Toyo Ito Museum of Architecture, 2006-2011, in Imabari-shi, Ehime, Japan. ( AP-Yonhap News)

LOS ANGELES (AP) ― Japanese architect Toyo Ito, whose buildings have been praised for their fluid beauty and balance between the physical and virtual world, has won the 2013 Pritzker Architecture Prize, the prize’s jury announced Sunday.

The 71-year-old architect joins such masters as Frank Gehry, I.M. Pei, Tadao Ando, Renzo Piano and Wang Su in receiving the honor that’s been called architecture’s Nobel Prize. Ito, the sixth Japanese architect to receive the prize, was recognized for the libraries, houses, theaters, offices and other buildings he has designed in Japan and other countries.

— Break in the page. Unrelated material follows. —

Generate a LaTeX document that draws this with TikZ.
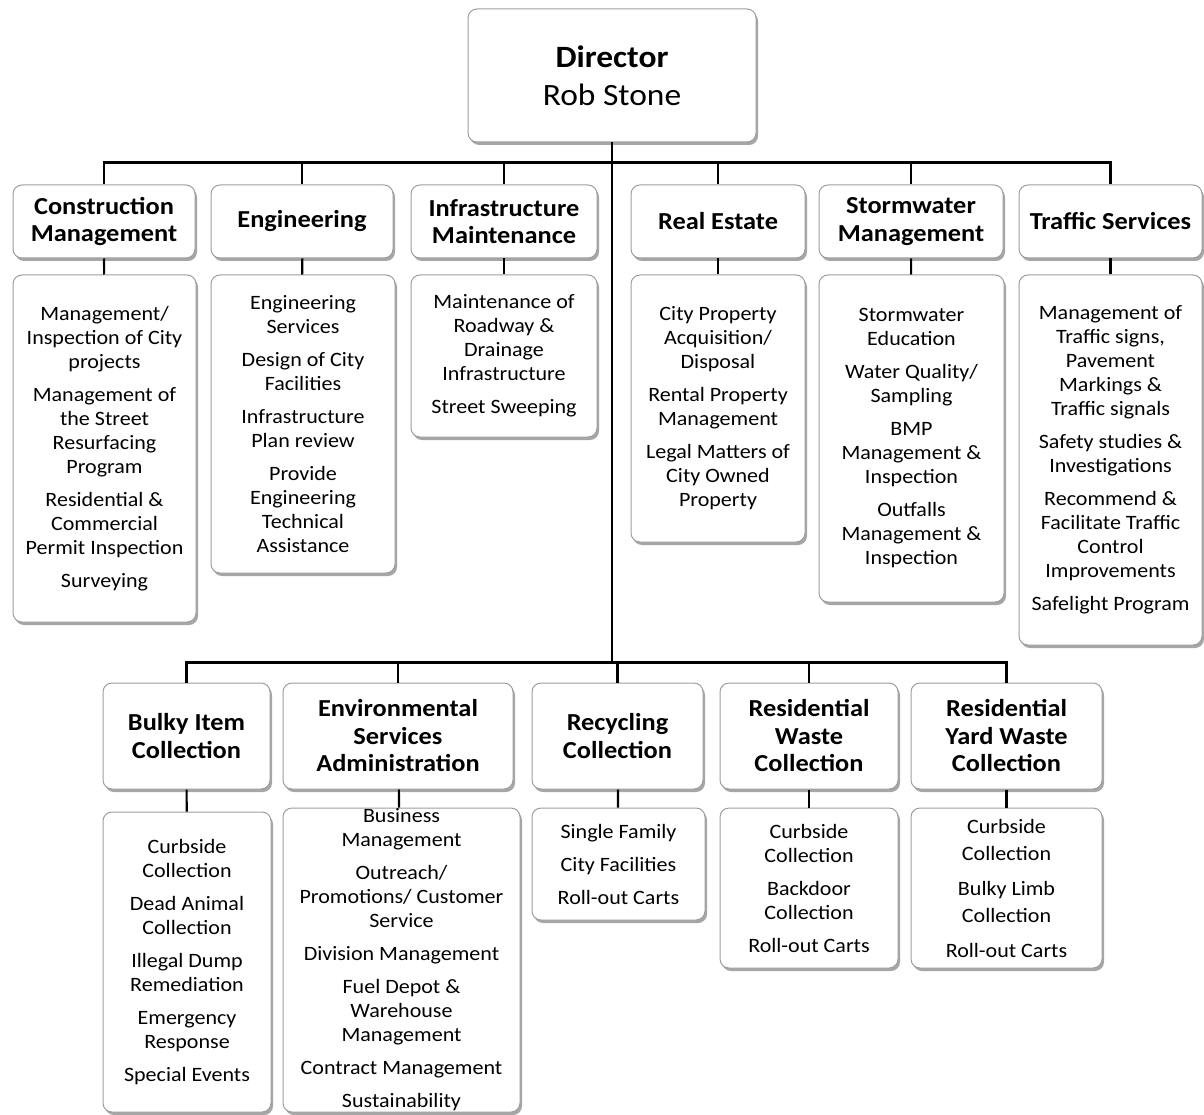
\documentclass[tikz,border=0pt]{standalone}
\usepackage{fontspec}
\setmainfont{Carlito}[FakeStretch=1.08]
\usetikzlibrary{shadows}

\tikzset{
  box/.style={draw=black!38, fill=white, line width=1pt, rounded corners=9pt,
    align=center, inner sep=0pt,
    drop shadow={shadow xshift=2pt, shadow yshift=-3pt, opacity=0.35, fill=black}},
  headbox/.style={box, font=\fontsize{24.4}{27.5}\selectfont\bfseries},
  listbox/.style={box, font=\fontsize{20.4}{24}\selectfont},
  conn/.style={line width=2.2pt, black}
}

\begin{document}
\begin{tikzpicture}[x=1pt, y=-1pt]
  \useasboundingbox (0,0) rectangle (1204,1115);
  \clip (0,0) rectangle (1204,1115);

  \node[box, minimum width=288, minimum height=133,
        font=\fontsize{31}{38}\selectfont] (dir) at (612,75.5)
        {{\bfseries Director}\\Rob Stone};

  \node[headbox, minimum width=182, minimum height=73] (cm) at (104,221.5) {Construction\\Management};
  \node[headbox, minimum width=182, minimum height=73] (eng) at (302,221.5) {Engineering};
  \node[headbox, minimum width=186, minimum height=73] (infra) at (504,221.5) {Infrastructure\\Maintenance};
  \node[headbox, minimum width=174, minimum height=73] (re) at (718,221.5) {Real Estate};
  \node[headbox, minimum width=184, minimum height=73] (sw) at (911,221.5) {Stormwater\\Management};
  \node[headbox, minimum width=183, minimum height=73] (ts) at (1110.5,221.5) {Traffic Services};

  \node[listbox, minimum width=183, minimum height=347] (cmlist) at (104.5,448.5)
    {Management/\\Inspection of City\\projects\\[9pt]Management of\\the Street\\Resurfacing\\Program\\[9pt]Residential \&\\Commercial\\Permit Inspection\\[9pt]Surveying};
  \node[listbox, minimum width=184, minimum height=298] (englist) at (303,424)
    {Engineering\\Services\\[9pt]Design of City\\Facilities\\[9pt]Infrastructure\\Plan review\\[9pt]Provide\\Engineering\\Technical\\Assistance};
  \node[listbox, minimum width=186, minimum height=162] (infralist) at (504,356)
    {Maintenance of\\Roadway \&\\Drainage\\Infrastructure\\[9pt]Street Sweeping};
  \node[listbox, minimum width=174, minimum height=267] (relist) at (718,408.5)
    {City Property\\Acquisition/\\Disposal\\[9pt]Rental Property\\Management\\[9pt]Legal Matters of\\City Owned\\Property};
  \node[listbox, minimum width=185, minimum height=327] (swlist) at (911.5,438.5)
    {Stormwater\\Education\\[9pt]Water Quality/\\Sampling\\[9pt]BMP\\Management \&\\Inspection\\[9pt]Outfalls\\Management \&\\Inspection};
  \node[listbox, minimum width=183, minimum height=370] (tslist) at (1110.5,460)
    {Management of\\Traffic signs,\\Pavement\\Markings \&\\Traffic signals\\[9pt]Safety studies \&\\Investigations\\[9pt]Recommend \&\\Facilitate Traffic\\Control\\Improvements\\[9pt]Safelight Program};

  \node[headbox, minimum width=167, minimum height=106] (bulky) at (186.5,736) {Bulky Item\\Collection};
  \node[headbox, minimum width=230, minimum height=106] (esa) at (398,736) {Environmental\\Services\\Administration};
  \node[headbox, minimum width=171, minimum height=106] (rec) at (617.5,736) {Recycling\\Collection};
  \node[headbox, minimum width=178, minimum height=106] (rw) at (809,736) {Residential\\Waste\\Collection};
  \node[headbox, minimum width=191, minimum height=106] (ryw) at (1006.5,736) {Residential\\Yard Waste\\Collection};

  \node[listbox, minimum width=168, minimum height=300] (bulkylist) at (187,962)
    {Curbside\\Collection\\[9pt]Dead Animal\\Collection\\[9pt]Illegal Dump\\Remediation\\[9pt]Emergency\\Response\\[9pt]Special Events};
  \node[listbox, minimum width=237, minimum height=304] (esalist) at (401.5,960)
    {Business\\Management\\[9pt]Outreach/\\Promotions/ Customer\\Service\\[9pt]Division Management\\[9pt]Fuel Depot \&\\Warehouse\\Management\\[9pt]Contract Management\\[9pt]Sustainability};
  \node[listbox, minimum width=173, minimum height=112] (reclist) at (618.5,864)
    {Single Family\\[9pt]City Facilities\\[9pt]Roll-out Carts};
  \node[listbox, minimum width=178, minimum height=160] (rwlist) at (809,888)
    {Curbside\\Collection\\[9pt]Backdoor\\Collection\\[9pt]Roll-out Carts};
  \node[listbox, minimum width=191, minimum height=160,
        font=\fontsize{20.4}{27.5}\selectfont] (rywlist) at (1006.5,888)
    {Curbside\\Collection\\[7pt]Bulky Limb\\Collection\\[7pt]Roll-out Carts};

  \begin{scope}[conn]
    \draw (dir.south) -- ++(0,20) -| (cm.north);
    \draw (dir.south) -- ++(0,20) -| (eng.north);
    \draw (dir.south) -- ++(0,20) -| (infra.north);
    \draw (dir.south) -- ++(0,20) -| (re.north);
    \draw (dir.south) -- ++(0,20) -| (sw.north);
    \draw (dir.south) -- ++(0,20) -| (ts.north);
    \draw (dir.south) -- ++(0,520) -| (bulky.north);
    \draw (dir.south) -- ++(0,520) -| (esa.north);
    \draw (dir.south) -- ++(0,520) -| (rec.north);
    \draw (dir.south) -- ++(0,520) -| (rw.north);
    \draw (dir.south) -- ++(0,520) -| (ryw.north);
    \draw (cm) -- (cmlist);
    \draw (eng) -- (englist);
    \draw (infra) -- (infralist);
    \draw (re) -- (relist);
    \draw (sw) -- (swlist);
    \draw (ts) -- (tslist);
    \draw (bulky) -- (bulkylist);
    \draw (esa) -- (esalist);
    \draw (rec) -- (reclist);
    \draw (rw) -- (rwlist);
    \draw (ryw) -- (rywlist);
  \end{scope}
\end{tikzpicture}
\end{document}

He accepted the honor by saying that whenever he’s done designing a building, he becomes “painfully aware of my own inadequacy, and it turns into energy to challenge the next project.’’

Toyo Ito’s 1986 building, Tower of Winds, in Yokohama-shi, Japan. (AP-Yonhap News)

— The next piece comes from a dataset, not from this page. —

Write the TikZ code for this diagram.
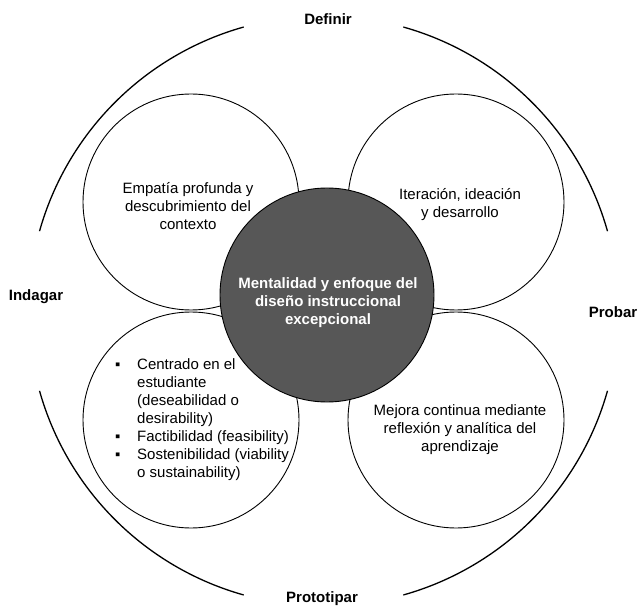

“Therefore, I will never fix my architectural style and never be satisfied with my works,’’ he said in a statement.

“Toyo Ito’s architecture has improved the quality of both public and private spaces,’’ said U.S. Supreme Court Justice Stephen Breyer, who served on the Pritzker Prize jury.

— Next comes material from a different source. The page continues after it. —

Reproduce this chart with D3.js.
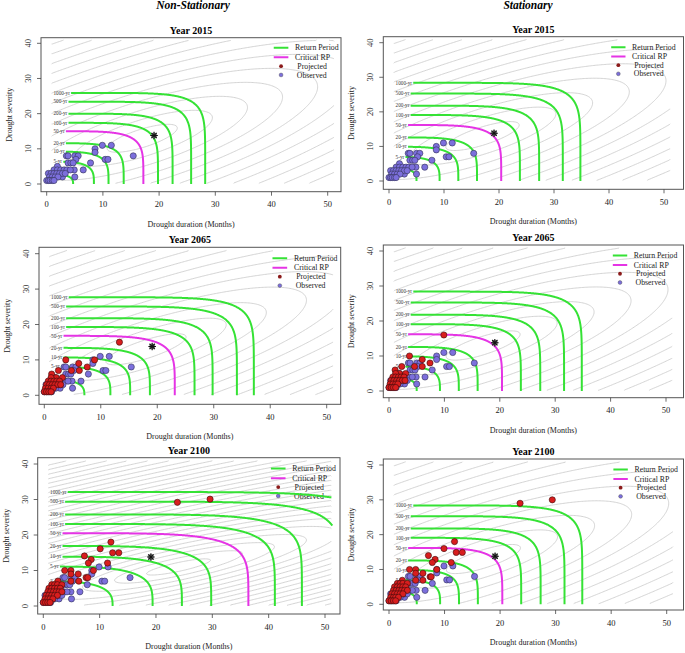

“It has inspired many architects, critics and members of the general public alike. Along with all others involved with the Pritzker Prize, I am very pleased that he has received the award,’’ Breyer said in a statement.

Some of Ito’s notable creations include the curvaceous Municipal Funeral Hall in Gifu, Japan; the transparent Sendai Mediatheque library in Miyagi, Japan; the arch-filled Tama Art University Library in suburban Tokyo; the spiral White O residence in Marbella, Chile; and the angular 2002 Serpentine Gallery Pavilion in London.

“His buildings are complex, yet his high degree of synthesis means that his works attain a level of calmness, which ultimately allows the inhabitants to freely develop their life and activities in them,’’ said Chilean architect and Pritzker Prize jury member Alejandro Aravena.

Ito began his career at Kiyonori Kikutake & Associates after he graduated from Tokyo University in 1965. He founded his own architecture firm in 1971. His works have been exhibited in museums in the United States, England, Denmark, Italy, Chile and numerous cities in Japan.

Ito will receive a $100,000 grant and a bronze medallion at the formal Pritzker ceremony May 29 at the John F. Kennedy Presidential Library and Museum in Boston.